■ **Written instruction**
Return the lines below that carry the word "seaborn".

◆ ◆ ◆ ◆

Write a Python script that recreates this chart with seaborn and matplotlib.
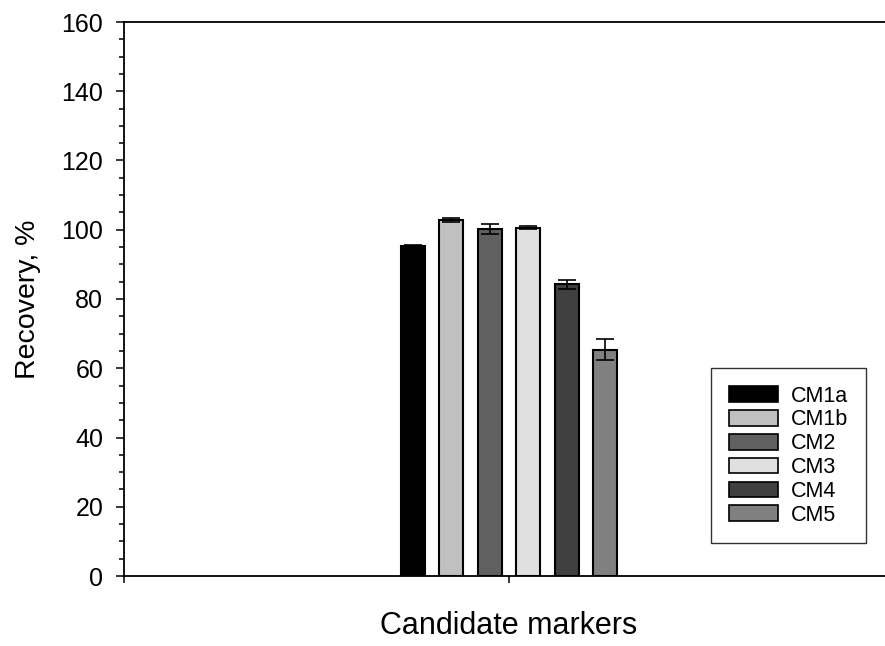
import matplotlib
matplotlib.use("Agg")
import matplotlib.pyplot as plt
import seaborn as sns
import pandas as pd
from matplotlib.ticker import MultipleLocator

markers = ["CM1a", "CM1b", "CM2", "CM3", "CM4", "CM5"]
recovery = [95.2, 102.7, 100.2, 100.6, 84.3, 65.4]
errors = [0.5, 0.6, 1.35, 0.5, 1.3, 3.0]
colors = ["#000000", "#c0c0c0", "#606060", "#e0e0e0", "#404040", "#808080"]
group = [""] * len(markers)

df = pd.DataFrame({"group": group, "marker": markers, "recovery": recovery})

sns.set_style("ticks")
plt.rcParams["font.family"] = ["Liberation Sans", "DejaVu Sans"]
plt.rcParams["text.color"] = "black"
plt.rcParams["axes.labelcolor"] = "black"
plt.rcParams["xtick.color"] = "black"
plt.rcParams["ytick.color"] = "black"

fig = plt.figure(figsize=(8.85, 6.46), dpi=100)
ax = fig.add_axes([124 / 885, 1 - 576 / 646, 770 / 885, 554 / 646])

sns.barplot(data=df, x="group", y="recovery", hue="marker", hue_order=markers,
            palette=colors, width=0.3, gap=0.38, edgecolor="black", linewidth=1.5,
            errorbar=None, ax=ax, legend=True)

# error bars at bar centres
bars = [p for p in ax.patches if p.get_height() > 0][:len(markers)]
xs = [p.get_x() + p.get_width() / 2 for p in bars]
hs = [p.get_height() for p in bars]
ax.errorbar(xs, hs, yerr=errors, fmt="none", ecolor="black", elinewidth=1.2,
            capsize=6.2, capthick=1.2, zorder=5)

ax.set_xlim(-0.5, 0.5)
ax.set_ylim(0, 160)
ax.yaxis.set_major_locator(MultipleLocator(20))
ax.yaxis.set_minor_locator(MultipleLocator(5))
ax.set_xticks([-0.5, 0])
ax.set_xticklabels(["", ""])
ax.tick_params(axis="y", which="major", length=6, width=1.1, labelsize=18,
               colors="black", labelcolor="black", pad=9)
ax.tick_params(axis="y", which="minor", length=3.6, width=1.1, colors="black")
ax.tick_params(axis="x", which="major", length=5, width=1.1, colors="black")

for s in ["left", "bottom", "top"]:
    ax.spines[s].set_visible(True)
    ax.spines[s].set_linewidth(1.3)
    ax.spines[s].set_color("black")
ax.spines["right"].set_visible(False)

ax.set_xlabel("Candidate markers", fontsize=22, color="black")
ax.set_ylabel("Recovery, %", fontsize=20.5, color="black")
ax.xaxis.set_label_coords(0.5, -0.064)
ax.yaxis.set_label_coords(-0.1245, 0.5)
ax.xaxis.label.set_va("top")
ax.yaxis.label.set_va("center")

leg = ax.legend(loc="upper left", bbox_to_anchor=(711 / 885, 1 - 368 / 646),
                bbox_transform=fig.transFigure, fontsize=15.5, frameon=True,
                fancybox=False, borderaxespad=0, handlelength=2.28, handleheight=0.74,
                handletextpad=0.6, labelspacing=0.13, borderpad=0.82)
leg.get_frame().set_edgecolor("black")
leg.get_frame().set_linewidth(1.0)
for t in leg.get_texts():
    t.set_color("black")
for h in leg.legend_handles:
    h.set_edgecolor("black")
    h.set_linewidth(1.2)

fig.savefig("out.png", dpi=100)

◆ ◆ ◆ ◆

■ **Reply to the exercise**
Write a Python script that recreates this chart with seaborn and matplotlib.
import seaborn as sns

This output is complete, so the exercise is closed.